Yes! I am saying the NBN is better than the previous system and delivers what it claims! There has to be one person in this country with a good word to say for the NBN - well you just met him. I have a fixed wireless plan that is nominally 25/5 and I get 22/4.5 consistently any time of day. I don’t have drop-outs or periods of no service. I have to reboot my modem about once a month if they have been playing with the server and I lose my link, other than that no worries at all.
It is effectively impossible to “port” an email address as things currently stand. It was impossible to port mobile numbers before rules were changed to require the ability.
=> that is my point.
The part after the @ sign of an email address is translated into a string of numbers (regardless of which DNS server is used). Humans get hung up when they see the alpha translation of these strings of numbers, but that is all they are - just strings of numbers used as addresses that get parsed by DNS servers.
The parsing rules are not identical to, but the process is similar to how the numbers in a telephone number are parsed. Neither case is truly peer-to-peer networking.
You have missed two points; that internet addresses are both much more structured than phone numbers and are maintained international. The level of portability you want is just not supported by the current system. You are asking for the architecture to be altered substantially to permit this.
It was not too technically difficult for Australian authorities to insist on phone portability because phone numbers were and are maintained centrally and it didn’t need a major change in architecture to implement portability. On the other hand, the architecture of the net and the way that addresses are structured and allocated is international and not subject to Australian control .
What you are asking for cannot be done just by any one country changing the rules.
countries and organisations can cooperate
consider what happens when someone rings an Australian mobile phone number when the SIM and handset associated with the number are travelling overseas, or when someone rings a UK mobile phone number when the SIM and handset associated with the number are travelling in USA
If enough people round the world wanted the feature you ask for and were prepared to pay for it then it could be done, in principle at least.
You can wait for the change you want to be implemented. Or you can use one of the two workarounds offered here under the current architecture. I am pretty sure the second choice will solve your problem quickly and the first will not. It is up to you whether it is more important to stand on principle or to solve the problem.
This is an easy to understand explanation of why you cannot take your email address with you unless you are prepared to pay the ISP that gave you that email address a monthly fee. There are other email address suppliers as noted and I would add a super secure email server: https://protonmail.com/ this ine really upsets NSA.
Just use an online email provider (they’re free … gmail,hotmail etc) then if you really really must use the ISP mail service just forward on the mail (can do it automatically) so it hits your ISP inbox.
I use Gmail mostly and I find its spam service far eclipses anything I’ve ever seen an Aussie ISP provide (and I don’t really see much of a benefit to using the ISP mailservers but that might just be me).
I use a domain hosted by One.com. They provide me with a my own domain with email addresses of the format firstname.lastname@example.org in my case.

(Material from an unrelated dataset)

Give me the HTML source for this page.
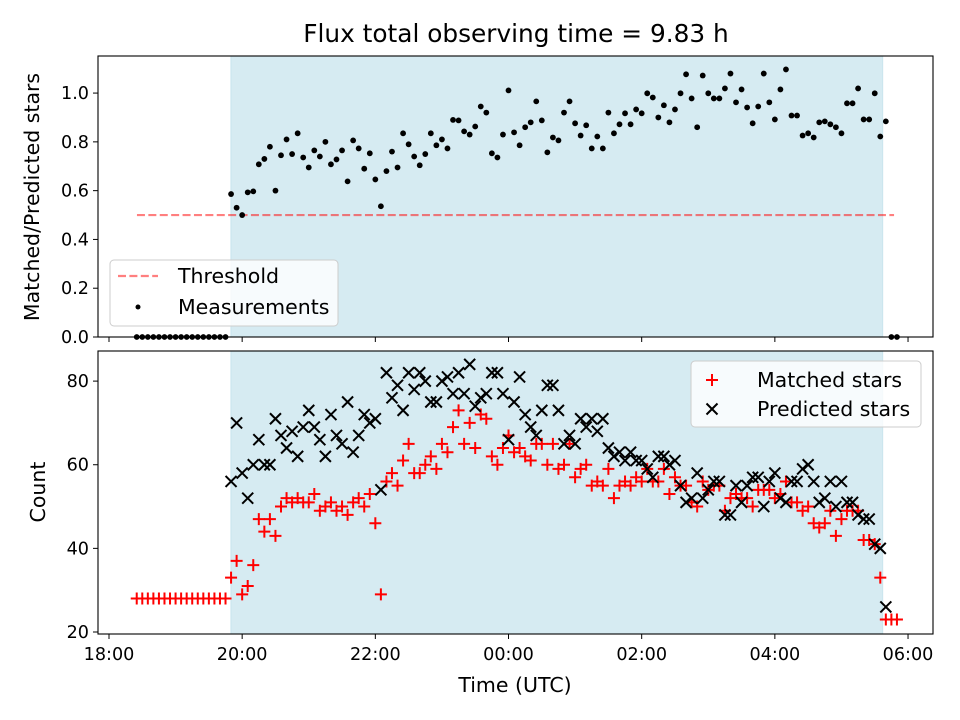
<!DOCTYPE html>
<html><head><meta charset="utf-8"><style>
html,body{margin:0;padding:0;background:#fff;}
svg{display:block;font-family:"DejaVu Sans","Liberation Sans",sans-serif;}
</style></head>
<body>
<svg id="chart" width="960" height="720" viewBox="0 0 960 720" xmlns="http://www.w3.org/2000/svg">
<rect width="960" height="720" fill="#fff"/>
<text x="516" y="42" font-size="24.8" text-anchor="middle" fill="#000">Flux total observing time = 9.83 h</text>
<g id="top"></g><g id="bot"></g>
<text transform="translate(39,197) rotate(-90)" font-size="20.5" text-anchor="middle">Matched/Predicted stars</text>
<text transform="translate(45,492) rotate(-90)" font-size="20.5" text-anchor="middle">Count</text>
<text x="515" y="692" font-size="20.5" text-anchor="middle">Time (UTC)</text>
</svg>
<script>
// start time: 18:25, step 5 minutes
const startHour = 0.4167;
const stepHour = 5/60;
const ratio = [0,0,0,0,0,0,0,0,0,0,0,0,0,0,0,0,0,
.586,.53,.50,.593,.597,.708,.73,.78,.60,.745,.81,.75,.835,.736,.695,.765,.74,.80,.708,.728,.765,.638,.806,.773,.69,.753,.646,.536,.68,.76,.695,.835,.79,.74,.704,.75,.835,.786,.81,.773,.89,.888,
.843,.83,.863,.945,.92,.753,.736,.83,1.011,.839,.786,.86,.88,.966,.888,.757,.818,.806,.92,.966,.876,.826,.868,.773,.822,.773,.92,.835,.872,.917,.872,.933,.917,.999,.982,.90,.95,.88,.933,.999,1.077,.978,
.86,1.072,.999,.978,.978,1.019,1.08,.962,1.015,.941,.876,.945,1.08,.962,.892,1.015,1.097,.908,.908,.826,.835,.818,.88,.884,.872,.86,.835,.958,.958,1.019,.892,.892,.999,.822,.884,
0,0];
const matched = [28,28,28,28,28,28,28,28,28,28,28,28,28,28,28,28,28,
33,37,29,31,36,47,44,47,43,50,52,51,52,51,51,53,49,50,51,49,50,48,51,52,50,53,46,29,56,58,55,61,65,58,58,60,62,59,65,63,69,73,
65,70,64,72,71,62,60,64,67,63,64,62,61,65,65,60,65,59,60,65,57,59,60,55,56,55,59,52,55,56,55,57,56,59,56,56,59,53,57,55,55,51,
50,56,54,55,55,49,52,53,52,52,50,54,54,54,52,53,56,51,51,49,50,46,45,46,49,43,47,49,49,49,42,42,41,33,23,
23,23];
const predicted = [null,null,null,null,null,null,null,null,null,null,null,null,null,null,null,null,null,
56,70,58,52,60,66,60,60,71,67,64,68,62,69,73,69,66,62,72,67,65,75,63,67,72,70,71,54,82,76,79,73,82,78,82,80,75,75,80,81,77,82,
77,84,74,76,77,82,82,77,66,75,81,72,69,67,73,79,79,73,65,67,65,71,69,71,68,71,64,62,63,61,63,61,61,59,57,62,62,60,61,55,51,52,
58,52,54,56,56,48,48,55,51,55,57,57,50,56,58,52,51,56,56,59,60,56,51,52,56,50,56,51,51,48,47,47,41,40,26,
null,null];
const xTickLabels = ["18:00","20:00","22:00","00:00","02:00","04:00","06:00"];
const xTickHours = [0,2,4,6,8,10,12];
const topTicks = [0.0,0.2,0.4,0.6,0.8,1.0];
const botTicks = [20,40,60,80];
const threshold = 0.5;
const shadeStartHour = 1.83, shadeEndHour = 11.62;

const NS="http://www.w3.org/2000/svg";
const L=98,R=933;
const xMin=-0.165,xMax=12.375;
const X=h=>L+(h-xMin)/(xMax-xMin)*(R-L);
const T={top:56,bot:337,min:0,max:1.152};
const B={top:351,bot:634,min:19.52,max:87.2};
const YT=v=>T.bot-(v-T.min)/(T.max-T.min)*(T.bot-T.top);
const YB=v=>B.bot-(v-B.min)/(B.max-B.min)*(B.bot-B.top);
function el(tag,a,p){const e=document.createElementNS(NS,tag);for(const k in a)e.setAttribute(k,a[k]);p.appendChild(e);return e;}
const gT=document.getElementById('top'),gB=document.getElementById('bot');

function panel(g,P,Y,ticks,fmt,name,showXLabels){
  const s=el('rect',{x:X(shadeStartHour),y:P.top,width:X(shadeEndHour)-X(shadeStartHour),height:P.bot-P.top,fill:'#add8e6','fill-opacity':0.5,stroke:'#add8e6','stroke-opacity':0.5},g);
  
  
  ticks.forEach(v=>{
    const y=Y(v);
    el('line',{x1:L-5,x2:L,y1:y,y2:y,stroke:'#000','stroke-width':1},g);
    const t=el('text',{x:L-9,y:y+6,'font-size':17.6,'text-anchor':'end'},g);
    t.textContent=fmt(v);
    
    
  });
  xTickHours.forEach((h,i)=>{
    const x=X(h);
    el('line',{x1:x,x2:x,y1:P.bot,y2:P.bot+5,stroke:'#000','stroke-width':1},g);
    if(showXLabels){
      const t=el('text',{x:x,y:P.bot+26,'font-size':17.6,'text-anchor':'middle'},g);
      t.textContent=xTickLabels[i];
      
      
    }
  });
}
panel(gT,T,YT,topTicks,v=>v.toFixed(1),'top',false);
panel(gB,B,YB,botTicks,v=>String(v),'bottom',true);

const th=el('line',{x1:X(0.42),x2:X(11.79),y1:YT(threshold),y2:YT(threshold),stroke:'#ff0000','stroke-opacity':0.5,'stroke-width':2.2,'stroke-dasharray':'8,3.4'},gT);



ratio.forEach((v,i)=>{
  const c=el('circle',{cx:X(startHour+i*stepHour),cy:YT(v),r:2.9,fill:'#000'},gT);
  
  
});

function plus(g,x,y,s){return el('path',{d:`M${x-s},${y}H${x+s}M${x},${y-s}V${y+s}`,stroke:'#ff0000','stroke-width':2},g);}
function cross(g,x,y,s){return el('path',{d:`M${x-s},${y-s}L${x+s},${y+s}M${x-s},${y+s}L${x+s},${y-s}`,stroke:'#000','stroke-width':2},g);}
matched.forEach((v,i)=>{
  const p=plus(gB,X(startHour+i*stepHour),YB(v),6);
  
  
});
predicted.forEach((v,i)=>{
  if(v===null)return;
  const p=cross(gB,X(startHour+i*stepHour),YB(v),5.5);
  
  
});

[[T,gT,'top'],[B,gB,'bottom']].forEach(([P,g,n])=>{
  const f=el('rect',{x:L,y:P.top,width:R-L,height:P.bot-P.top,fill:'none',stroke:'#000','stroke-width':1.1},g);
  
  
});

function legend(g,x,y,w,h,name){
  const r=el('rect',{x:x,y:y,width:w,height:h,rx:4,fill:'#fff','fill-opacity':0.8,stroke:'#ccc','stroke-width':1},g);
  
  
}
legend(gT,110,260,228,66,'top-legend');
const lt=el('line',{x1:118,x2:158,y1:276,y2:276,stroke:'#ff0000','stroke-opacity':0.5,'stroke-width':2.2,'stroke-dasharray':'8,3.4'},gT);


const t1=el('text',{x:178,y:283,'font-size':20.5},gT);t1.textContent='Threshold';


const ld=el('circle',{cx:138,cy:307,r:2.5,fill:'#000'},gT);


const t2=el('text',{x:178,y:314,'font-size':20.5},gT);t2.textContent='Measurements';



legend(gB,691,361,230,66,'bottom-legend');
const lp=plus(gB,712,380,6);


const t3=el('text',{x:757,y:387,'font-size':20.5},gB);t3.textContent='Matched stars';


const lx=cross(gB,712,409,5.5);


const t4=el('text',{x:757,y:416,'font-size':20.5},gB);t4.textContent='Predicted stars';


</script>
</body></html>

I can set up addresses for family members and for shopping. I can even run a basic website.
Cost is less than $AU50 per year. Makes changing ISPs a breeze.
I’m waiting for Telstra Tech to come and put me on NBN. Been with them since day one for land line my own and also my businesses on calls. I found them to be great as they being the only boots on the ground, meant fixed up my service in new house dropping out wit another ISP continually, which eventuated to be not just out in street but also with way wired into house. They re-wired it entirely from street into house for no payment which is service. And never had a drop out since.

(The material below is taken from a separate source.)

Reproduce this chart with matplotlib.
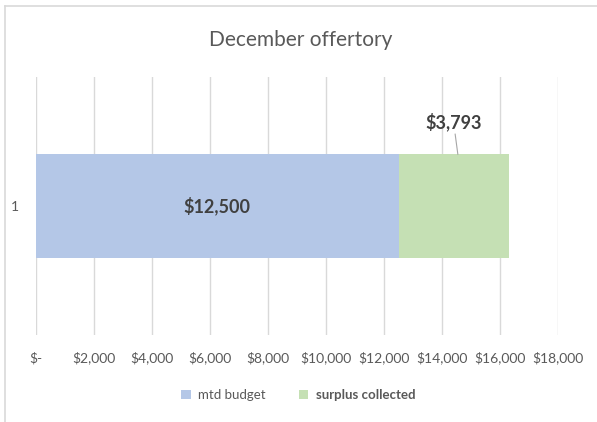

I am now going up to middle bundle for only an extra $9 a month - meaning $99 plan which is tremendous.
So very happy to hear from you being on it - that you’re happy with NBN in place of usual grumbles re Telstra which seem to me to be over stated.

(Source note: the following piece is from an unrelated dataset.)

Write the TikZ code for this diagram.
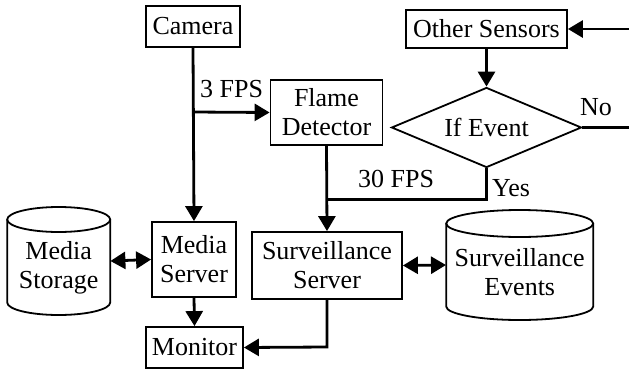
\documentclass[tikz,border=0pt]{standalone}
\usepackage{fontspec}
\setmainfont{Liberation Serif}
\usetikzlibrary{shapes.geometric,arrows.meta}
\begin{document}
\begin{tikzpicture}[x=1pt,y=-1pt,
  every node/.style={font=\fontsize{26}{29}\selectfont},
  box/.style={draw,line width=1.8pt,inner sep=0pt,align=center},
  plain/.style={inner sep=0pt,align=center},
  tip/.tip={Triangle[length=15pt,width=17pt]},
  conn/.style={line width=2.8pt,-tip},
  line/.style={line width=2.8pt},
  dconn/.style={line width=2.8pt,tip-tip},
  cyl/.style={line width=1.8pt}]
\useasboundingbox (0,0) rectangle (629,370);
% boxes
\node[box,minimum width=94pt,minimum height=41pt] (cam) at (193,26.5) {Camera};
\node[box,minimum width=112pt,minimum height=65pt] (fd) at (326.5,112.5) {Flame\\Detector};
\node[box,minimum width=161pt,minimum height=38pt] (os) at (486.5,29) {Other Sensors};
\node[draw,line width=1.8pt,shape=diamond,inner sep=0pt,aspect=2.375,minimum width=190pt,minimum height=80pt] (ev) at (486.5,127.5) {If Event};
\node[box,minimum width=84pt,minimum height=75pt] (msv) at (194,259.5) {Media\\Server};
\node[box,minimum width=150pt,minimum height=67pt] (ss) at (327,265.5) {Surveillance\\Server};
\node[box,minimum width=97pt,minimum height=41pt] (mon) at (194.5,347.5) {Monitor};
% cylinders
\node[plain,minimum width=103pt,minimum height=108pt] (mst) at (58.7,261) {};
\draw[cyl] (7.2,219.5) -- (7.2,302.5) arc[start angle=180,end angle=360,x radius=51.5pt,y radius=12.5pt] -- (110.2,219.5);
\draw[cyl] (58.7,219.5) ellipse[x radius=51.5pt,y radius=12.5pt];
\node[plain] (mstt) at (58.7,268) {Media\\Storage};
\node[plain,minimum width=147pt,minimum height=110pt] (se) at (519.7,265) {};
\draw[cyl] (446.2,223.5) -- (446.2,306.5) arc[start angle=180,end angle=360,x radius=73.5pt,y radius=13.5pt] -- (593.2,223.5);
\draw[cyl] (519.7,223.5) ellipse[x radius=73.5pt,y radius=13.5pt];
\node[plain] (set) at (519.7,272) {Surveillance\\Events};
% connector coordinates
\coordinate (j1) at (193,112);
\coordinate (j2) at (326.7,199.3);
\coordinate (inR) at (629,29);
\coordinate (noR) at (629,127.5);
\coordinate (k1) at (486.5,199.3);
\coordinate (k2) at (327,347);
% connectors
\draw[conn] (cam.south) -- (msv.north);
\draw[conn] (j1) -- (fd.west);
\draw[conn] (fd.south) -- (ss.north);
\draw[conn] (inR) -- (os.east);
\draw[conn] (os.south) -- (ev.north);
\draw[line] (ev.east) -- (noR);
\draw[line] (ev.south) -- (k1) -- (j2);
\draw[conn] (msv.south) -- (mon.north);
\draw[conn] (ss.south) -- (k2) -- (mon.east);
\draw[dconn] (mst.east) -- (msv.west);
\draw[dconn] (ss.east) -- (se.west);
% labels
\node[plain,anchor=base west] (l3) at (200,97) {3 FPS};
\node[plain,anchor=base west] (l30) at (358,187.5) {30 FPS};
\node[plain,anchor=base west] (lyes) at (492,196) {Yes};
\node[plain,anchor=base west] (lno) at (580,115) {No};
\end{tikzpicture}
\end{document}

I have been with Telstra and had great service, mediocre service and terrible service. Currently I am not with them because, I feel, their packages on the NBN are over-priced and over-hyped. The NBN makes all RSPs (Retail Service Providers) packages fairly similar with almost only price and limits the major differences.
If Telstra suits your needs then that is great and I hope you continue to receive great service from them but be aware any line issue will now be the responsibility of NBN Co. I would also point out that when your service dropped out with the other ISP they were required to use Telstra to fix the line problem, and that does require a further link in the chain that adds time to addressing the problem/s. If your’s wasn’t originally addressed properly that was the fault of Telstra not your previous ISP.
Very well put. The solution exists already. Never use ISP specific email addresses, just use a webmail address like gmail for example. email@example.com works a treat. No porting over ever, problem gone away.
Exactly. I’ve never used an ISP email address, I’ve never wanted to advertise who my ISP is nor give them easy access to my email, especially when reporting them to the TIO (yes they should respect privacy, but you’d be barking mad to think they would). Not to mention migrating mail between systems - I’ve done enough of that professionally without having to worry about it at home.
Back when google were offering apps for free (< 10 users) I grabbed one of those accounts, so for the price of a couple of domain names (ok, I have a couple dozen) and a good registrar that provides flexible DNS config to the end user I have all I want - my own personal domain, email, web, etc - and accounts for the whole family. 15 GB was enough until recently, but for a few bucks I upped my account to 100 GB email/drive. I don’t believe the free accounts are still available, but the standard gmail works well and if someone seriously wants a personalised setup then google can do one for 5$ a month - so $300 a year would do a family of 5 … There’s probably a myriad of other options at various price points, I admit I haven’t even bothered to look, google apps (now g-suite) suits me fine.
I have had the same email address since 1994. Thank goodness. I bought a domain back then. I don’t even use my web page anymore but I certainly have saved a lot of headaches with my email address over the years.